Now the strange thing is that the government actually owns the casino, but they have forgotten this. For the last 40 years or so, they have asked the casino managers to issue all the chips. The government use the same chips to spend on public services, and require us all to pay taxes in those chips. Mostly they don’t have enough chips for all the services they provide, so they ask the casino managers for loans. The casino managers are happy with this, provided the government pay interest on the loan of chips. This hidden subsidy effectively funds the casino. It’s perverse because the government pays interest on money they could issue themselves debt-free.

It’s not entirely clear why the government thinks the casino managers are better at managing chips than they would be. Arguably the government is elected to carry out a programme and they should be the arbiters of the country’s strategic priorities, so there should be some strategic guidance over the way the chips are spent.
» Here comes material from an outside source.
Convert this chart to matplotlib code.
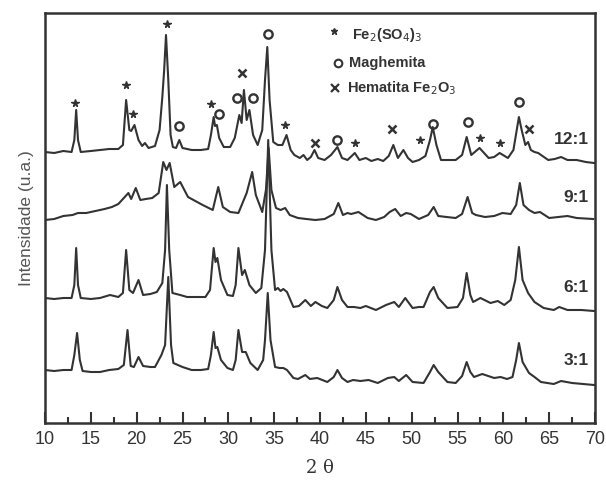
import numpy as np
import matplotlib
matplotlib.use('Agg')
import matplotlib.pyplot as plt

plt.rcParams['font.family'] = ['Liberation Sans', 'DejaVu Sans']

# 2theta / intensity (a.u.)
tt_12 = [10.0, 11.0, 12.0, 12.9, 13.2, 13.4, 13.6, 13.9, 15.0, 16.0, 17.0, 18.0, 18.5, 18.85, 19.2, 19.4,
         19.76, 20.2, 20.6, 20.9, 21.3, 22.0, 22.5, 22.8, 23.0, 23.2, 23.45, 23.7, 23.95, 24.3, 24.65, 25.0,
         26.0, 27.0, 27.8, 28.1, 28.4, 28.55, 28.75, 29.0, 29.5, 30.2, 30.7, 31.2, 31.45, 31.7, 32.0, 32.3,
         32.7, 33.2, 33.7, 34.0, 34.25, 34.5, 34.9, 35.4, 35.9, 36.35, 36.8, 37.2, 37.8, 38.2, 38.6, 39.0,
         39.4, 39.8, 40.5, 41.2, 41.9, 42.4, 43.0, 43.8, 44.3, 45.0, 45.6, 46.3, 46.9, 47.5, 48.0, 48.5,
         49.1, 49.6, 50.1, 50.8, 51.5, 52.0, 52.3, 52.7, 53.2, 54.0, 54.8, 55.5, 56.0, 56.5, 57.4, 58.4,
         59.0, 59.6, 60.5, 61.1, 61.5, 61.7, 62.0, 62.4, 62.7, 63.0, 63.4, 63.8, 64.9, 65.6, 66.3, 67.0,
         68.0, 69.0, 69.9]
int_12 = [271, 270, 272, 271, 283, 313, 283, 271, 272, 273, 274, 274, 278, 323, 293, 292,
          298, 283, 277, 280, 275, 277, 293, 326, 353, 388, 343, 288, 276, 275, 283, 275,
          273, 273, 274, 288, 306, 297, 298, 285, 276, 276, 285, 308, 300, 333, 303, 313,
          288, 278, 293, 343, 376, 323, 281, 278, 278, 288, 273, 268, 265, 268, 263, 266,
          273, 265, 263, 268, 276, 265, 263, 270, 263, 265, 262, 264, 262, 267, 278, 265,
          273, 265, 261, 263, 267, 283, 296, 278, 263, 263, 263, 268, 286, 268, 275, 265,
          266, 270, 265, 273, 295, 306, 293, 278, 281, 273, 271, 270, 263, 264, 266, 263,
          263, 261, 260]

tt_9 = [10.0, 11.0, 12.0, 13.0, 13.6, 14.5, 15.5, 16.5, 17.3, 18.0, 18.7, 19.1, 19.4, 19.9, 20.4, 21.0,
        21.7, 22.4, 22.9, 23.25, 23.6, 24.1, 24.75, 25.6, 26.4, 27.2, 28.3, 28.9, 29.4, 30.2, 31.1, 32.0,
        32.6, 33.0, 33.7, 34.1, 34.4, 34.7, 35.2, 35.7, 36.2, 36.7, 37.6, 38.5, 39.5, 40.5, 41.5, 42.0,
        42.5, 43.0, 43.4, 43.8, 44.2, 45.2, 46.1, 47.0, 47.6, 48.2, 48.8, 49.4, 49.9, 50.8, 51.8, 52.4,
        52.9, 53.8, 54.8, 55.5, 56.1, 56.6, 57.0, 58.0, 59.0, 59.9, 60.8, 61.4, 61.8, 62.2, 62.8, 63.4,
        64.0, 65.0, 66.0, 67.0, 68.0, 69.8]
int_9 = [203, 204, 207, 208, 210, 210, 212, 214, 216, 219, 226, 230, 224, 235, 223, 224,
         225, 230, 261, 253, 260, 236, 241, 226, 222, 218, 213, 236, 216, 211, 210, 230,
         251, 228, 211, 233, 275, 233, 215, 213, 215, 208, 205, 204, 203, 204, 209, 220,
         208, 210, 209, 210, 211, 205, 203, 206, 211, 214, 207, 210, 209, 204, 208, 216,
         207, 206, 205, 209, 226, 210, 208, 206, 207, 210, 209, 218, 240, 218, 213, 210,
         211, 205, 206, 207, 205, 204]

tt_6 = [10.0, 11.0, 12.0, 12.9, 13.2, 13.4, 13.6, 13.9, 15.0, 16.0, 17.1, 18.0, 18.5, 18.85, 19.2, 19.6,
        20.2, 20.7, 21.5, 22.2, 22.8, 23.1, 23.3, 23.55, 23.9, 24.75, 25.5, 26.5, 27.5, 28.0, 28.4, 28.6,
        28.8, 29.2, 29.9, 30.5, 30.8, 31.1, 31.5, 31.8, 32.3, 33.0, 33.6, 34.0, 34.35, 34.7, 35.1, 35.4,
        35.7, 36.0, 36.4, 37.1, 37.7, 38.4, 39.0, 39.5, 40.2, 40.8, 41.5, 41.9, 42.4, 43.0, 43.7, 44.4,
        45.0, 46.1, 47.2, 48.1, 48.6, 49.3, 50.1, 50.8, 51.3, 52.0, 52.4, 52.9, 53.9, 55.0, 55.6, 56.0,
        56.4, 56.7, 57.5, 58.6, 59.4, 60.1, 60.8, 61.3, 61.7, 62.1, 62.7, 63.4, 64.4, 65.5, 66.1, 67.0,
        68.5, 69.9]
int_6 = [125, 124, 125, 125, 138, 175, 138, 125, 124, 125, 128, 126, 130, 173, 133, 130,
         143, 128, 129, 131, 140, 173, 238, 173, 130, 128, 126, 126, 126, 133, 175, 161,
         165, 143, 128, 127, 138, 175, 148, 153, 138, 130, 135, 173, 283, 173, 133, 135,
         132, 134, 131, 116, 117, 123, 117, 121, 117, 115, 123, 136, 123, 116, 116, 115,
         117, 113, 118, 121, 116, 125, 115, 116, 116, 131, 136, 125, 115, 116, 125, 150,
         128, 121, 125, 120, 122, 118, 123, 143, 176, 143, 130, 121, 115, 113, 116, 113,
         113, 112]

tt_3 = [10.0, 11.0, 12.0, 12.9, 13.2, 13.5, 13.8, 14.1, 15.0, 16.0, 17.0, 18.0, 18.6, 19.0, 19.35, 19.7,
        20.2, 20.7, 21.5, 22.0, 22.7, 23.1, 23.45, 23.75, 24.0, 25.0, 26.0, 27.0, 27.8, 28.1, 28.4, 28.6,
        28.8, 29.2, 29.9, 30.5, 30.8, 31.1, 31.5, 31.9, 32.4, 33.2, 33.8, 34.0, 34.3, 34.6, 35.1, 35.6,
        36.0, 36.4, 37.1, 37.6, 38.4, 38.9, 39.7, 40.8, 41.5, 41.9, 42.4, 43.0, 43.6, 44.4, 45.3, 46.3,
        47.4, 48.1, 48.6, 49.4, 50.1, 51.3, 52.0, 52.4, 52.9, 53.9, 54.8, 55.5, 56.0, 56.4, 56.8, 57.7,
        59.0, 59.7, 60.4, 61.0, 61.4, 61.7, 62.1, 62.8, 63.4, 64.1, 65.5, 66.3, 67.5, 69.9]
int_3 = [53, 52, 53, 53, 68, 90, 63, 52, 51, 51, 53, 54, 58, 93, 57, 56,
         66, 57, 56, 56, 68, 78, 146, 78, 60, 56, 53, 53, 54, 68, 91, 75,
         76, 63, 55, 53, 63, 93, 71, 71, 60, 53, 63, 83, 130, 83, 56, 55,
         55, 53, 45, 44, 48, 44, 45, 41, 46, 53, 45, 41, 43, 42, 43, 40,
         45, 46, 42, 48, 41, 40, 51, 58, 51, 41, 40, 47, 61, 51, 46, 49,
         45, 46, 44, 46, 63, 80, 61, 50, 46, 41, 39, 42, 40, 38]

# phase markers above the 12:1 pattern
star_tt = [13.3, 18.85, 19.6, 23.3, 28.1, 36.2, 43.8, 50.9, 57.4, 59.6]
star_int = [320, 338, 309, 399, 319, 298, 280, 283, 285, 280]
circ_tt = [24.65, 29.0, 30.95, 32.65, 34.3, 41.9, 52.3, 56.1, 61.7]
circ_int = [297, 309, 325, 325, 389, 283, 299, 301, 321]
cross_tt = [31.5, 39.4, 47.9, 62.8]
cross_int = [350, 280, 294, 294]

samples = ['12:1', '9:1', '6:1', '3:1']
label_int = [276, 218, 128, 55]

ink = '#333333'

fig = plt.figure(figsize=(6.06, 4.80), dpi=100)
ax = fig.add_axes([45 / 606, 57 / 480, 550 / 606, 410 / 480])

for tt, inten in [(tt_12, int_12), (tt_9, int_9), (tt_6, int_6), (tt_3, int_3)]:
    ax.plot(tt, inten, color=ink, lw=1.5)

ax.plot(star_tt, star_int, ls='none', marker='*', ms=5.5, color=ink)
ax.plot(circ_tt, circ_int, ls='none', marker='o', ms=6, mfc='none', mec=ink, mew=1.7)
ax.plot(cross_tt, cross_int, ls='none', marker='x', ms=5.5, color=ink, mew=1.8)

for s, y in zip(samples, label_int):
    ax.text(69.3, y, s, ha='right', va='bottom', fontsize=12.5, fontweight='bold', color=ink)

# legend block
ax.plot([41.5], [392], marker='*', ms=5, color=ink, clip_on=False)
ax.text(43.5, 388, r'Fe$_2$(SO$_4$)$_3$', fontsize=10.5, fontweight='bold', color=ink, va='center')
ax.plot([42.0], [360], marker='o', ms=5.5, mfc='none', mec=ink, mew=1.5)
ax.text(43.2, 360, 'Maghemita', fontsize=10.5, fontweight='bold', color=ink, va='center')
ax.plot([41.6], [335], marker='x', ms=5.5, color=ink, mew=1.6)
ax.text(42.9, 335, r'Hematita Fe$_2$O$_3$', fontsize=10.5, fontweight='bold', color=ink, va='center')

ax.set_xlim(10, 70)
ax.set_ylim(0, 410)
ax.set_xticks(np.arange(10, 71, 5))
ax.set_xticks(np.arange(12.5, 70, 5), minor=True)
ax.set_yticks([])
ax.tick_params(axis='x', which='major', direction='in', length=8, width=1.5, labelsize=13,
               labelcolor=ink, color=ink, pad=6)
ax.tick_params(axis='x', which='minor', direction='in', length=4, width=1.5, color=ink)
for sp in ax.spines.values():
    sp.set_linewidth(1.8)
    sp.set_color(ink)

ax.set_xlabel('2 θ', fontsize=13, color=ink, family=['DejaVu Serif'], labelpad=8)
ax.set_ylabel('Intensidade (u.a.)', fontsize=12.5, color='#555555', labelpad=8)

fig.savefig('out.png', dpi=100)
But the government is only here for five years, and the casino managers are here permanently. So perhaps they think it’s safer just to trust the casino managers to get on with it. When asked, the casino managers explain that they allocate chips according to ‘what the market needs’ and no-one quite understands why that doesn’t seem to include much real investment. In any case the government have forgotten that they could issue the chips themselves, and although prompted (e.g. [4]), have failed to show any interest in reclaiming that power. Occasionally they create a whole new batch of chips themselves (QE) – if they think the tables are quiet – but give them straight back to the casino managers. Maybe it’s too complicated for politicians. Many of them haven’t had proper jobs. There are a few civil servants who understand what’s happening, but most of them don’t want to rock the boat – they are here permanently too and have good pensions. They research for the debaters and have lunch with the casino managers. That keeps them quite busy enough, thank you.